Friedrich M. Fels an Arthur Schnitzler, [12. 11. 1894]

|Lieber Doktor Schnitzler!

Da ich gerade ein paar Minuten Zeit habe, will ich Ihnen eine Unterredung berichten, die ich heute abend mit meinem Philister hatte; vielleicht haben Sie ein paar Sekunden Zeit, sie zu lesen.
Auf der Strasse las mich der Herr auf und begann, über schlechten Geschäftsgang zu reden, um mich zu fragen, wie eigentlich »mein Geschäft« gehe. Darauf erbot er sich, da er in der hiesigen Journalistik Beziehungen habe, meinetwegen anzufragen; jedenfalls werde er möglichst bald mit Jak.

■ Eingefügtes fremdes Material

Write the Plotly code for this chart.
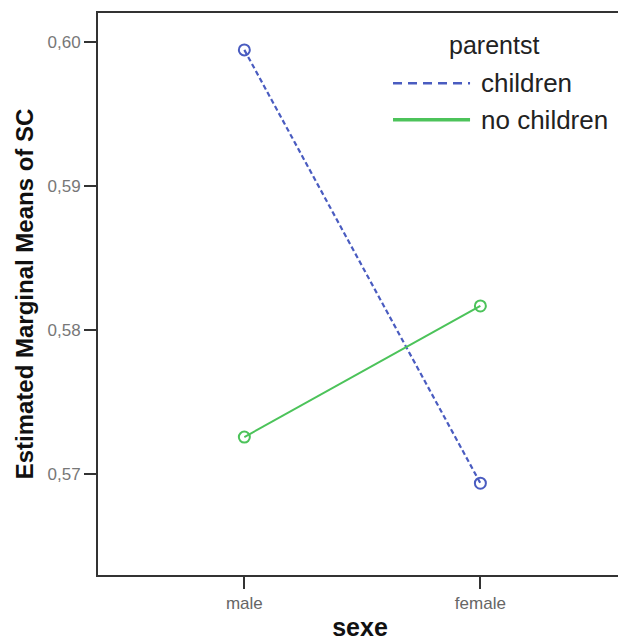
import plotly.graph_objects as go

sexe = ["male", "female"]
children = [0.59944, 0.56937]
no_children = [0.57257, 0.58167]
y_ticks = [0.57, 0.58, 0.59, 0.60]
y_tick_labels = ["0,57", "0,58", "0,59", "0,60"]
series_names = ["children", "no children"]
legend_title = "parentst"

blue = "#4a5cc0"
green = "#4cc35a"
FONT = "Liberation Sans, Arial, sans-serif"

fig = go.Figure()
fig.add_trace(go.Scatter(
    x=[0, 1], y=children, mode="lines+markers", name=series_names[0],
    line=dict(color=blue, width=2.2, dash="5px,3px"),
    marker=dict(symbol="circle-open", size=11, color=blue, line=dict(width=2)),
    showlegend=False))
fig.add_trace(go.Scatter(
    x=[0, 1], y=no_children, mode="lines+markers", name=series_names[1],
    line=dict(color=green, width=2),
    marker=dict(symbol="circle-open", size=11, color=green, line=dict(width=2)),
    showlegend=False))

# manual legend
fig.add_annotation(x=0.756, y=0.943, xref="paper", yref="paper", text=legend_title,
                   showarrow=False, font=dict(size=25, color="#222"), xanchor="center", yanchor="middle")
fig.add_shape(type="line", xref="paper", yref="paper", x0=0.563, x1=0.710, y0=0.875, y1=0.875,
              line=dict(color=blue, width=2.5, dash="9px,6px"))
fig.add_annotation(x=0.727, y=0.875, xref="paper", yref="paper", text=series_names[0],
                   showarrow=False, font=dict(size=26, color="#222"), xanchor="left", yanchor="middle")
fig.add_shape(type="line", xref="paper", yref="paper", x0=0.563, x1=0.710, y0=0.810, y1=0.810,
              line=dict(color=green, width=3.5))
fig.add_annotation(x=0.727, y=0.810, xref="paper", yref="paper", text=series_names[1],
                   showarrow=False, font=dict(size=26, color="#222"), xanchor="left", yanchor="middle")

fig.update_layout(
    width=618, height=633,
    margin=dict(l=90, r=4, t=5, b=66),
    plot_bgcolor="white", paper_bgcolor="white",
    font=dict(family=FONT),
    xaxis=dict(
        tickmode="array", tickvals=[0, 1], ticktext=sexe, range=[-0.62, 1.60],
        showgrid=False, zeroline=False, showline=True, linecolor="#333", linewidth=2,
        mirror=True, ticks="outside", ticklen=12, tickwidth=2, tickcolor="#333",
        tickfont=dict(size=17, color="#666"), automargin=False,
        title=dict(text="<b>sexe</b>", font=dict(size=25, color="#111"), standoff=9)),
    yaxis=dict(
        tickmode="array", tickvals=y_ticks, ticktext=y_tick_labels, range=[0.5630, 0.6020],
        showgrid=False, zeroline=False, showline=True, linecolor="#333", linewidth=2,
        mirror=True, ticks="outside", ticklen=12, tickwidth=2, tickcolor="#333",
        tickfont=dict(size=17, color="#777"), automargin=False,
        title=dict(text="<b>Estimated Marginal Means of SC</b>", font=dict(size=24, color="#111"), standoff=7)),
)

fig.write_html("out.html")
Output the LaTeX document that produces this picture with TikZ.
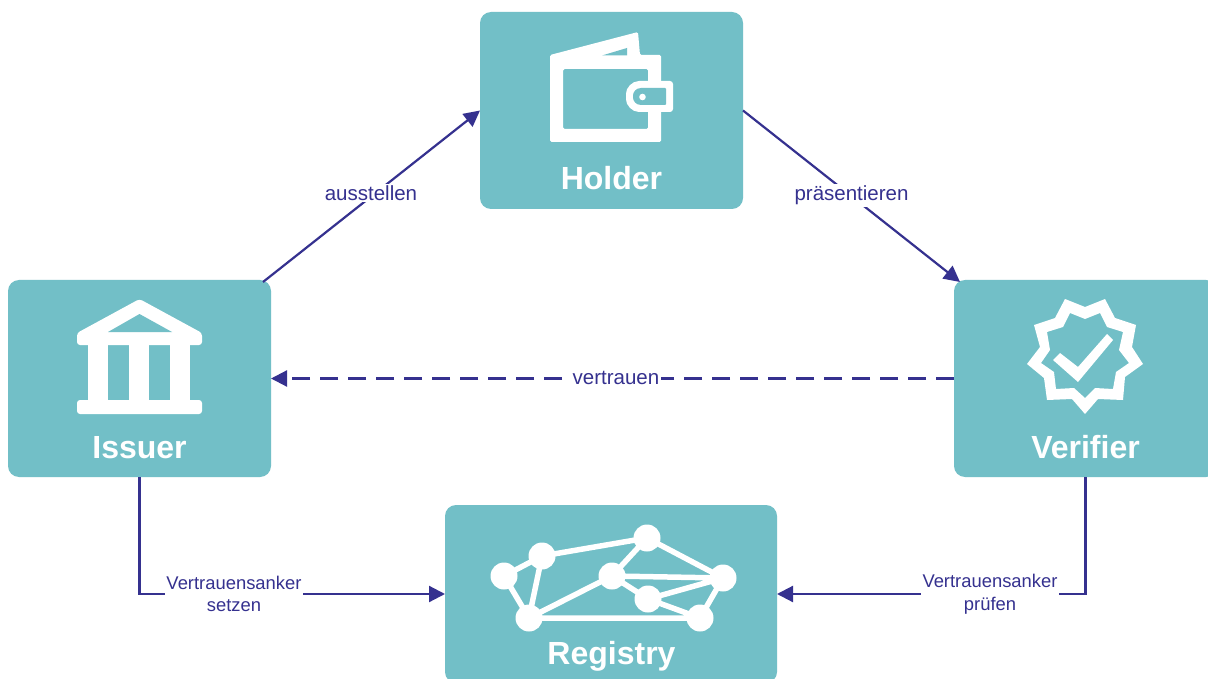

Herzog reden, dem Hrsg. der Montagsrevue, mit dem er sehr gut stehe.
Dann kamen wir auf die Korffsche Denunziation, wobei er mir mitteilte, in letzter Zeit sei niemand von der Polizei meinetwegen bei ihnen gewesen, doch drei Tage nach meinem Einzug, also vor fünf Wochen, sei ein Herr erschienen, habe sich seiner Schwägerin, die allein zu Hause gewesen, als Polizeikommissär (??!) vorgestellt und erklärt, er müsse sie vor mir warnen, da ich ein stadtbekannter Schwindler sei. Ihn (dem Philister) habe dieses Anzeige nicht bekümmert; weil er ihr nicht geglaubt habe.
Nun – so viel dürfte sicher sein: ein Kommissär war der Herr nicht, denn ein solcher geht nicht zu den Leuten, sondern lässt sie zu sich kommen; ein Detektiv auch nicht, denn der |hätte seinen Adler vorgezeigt und sich ausserdem nicht für einen Kommissär angegeben. Ausserdem, wenn die Polizei bereits seit 5 Wochen auf mich aufmerksam gemacht wäre, wäre es unerfindlich, weshalb ich jetzt erst zitiert worden bin. Es kann also nur eine Privatperson gewesen sein, die sich den Polizeititel angemasst hat. Wer sie aber war oder von wem sie geschickt worden ist, das ist mir kein Rätsel. Früh übt sich, wer ein Meister werden will.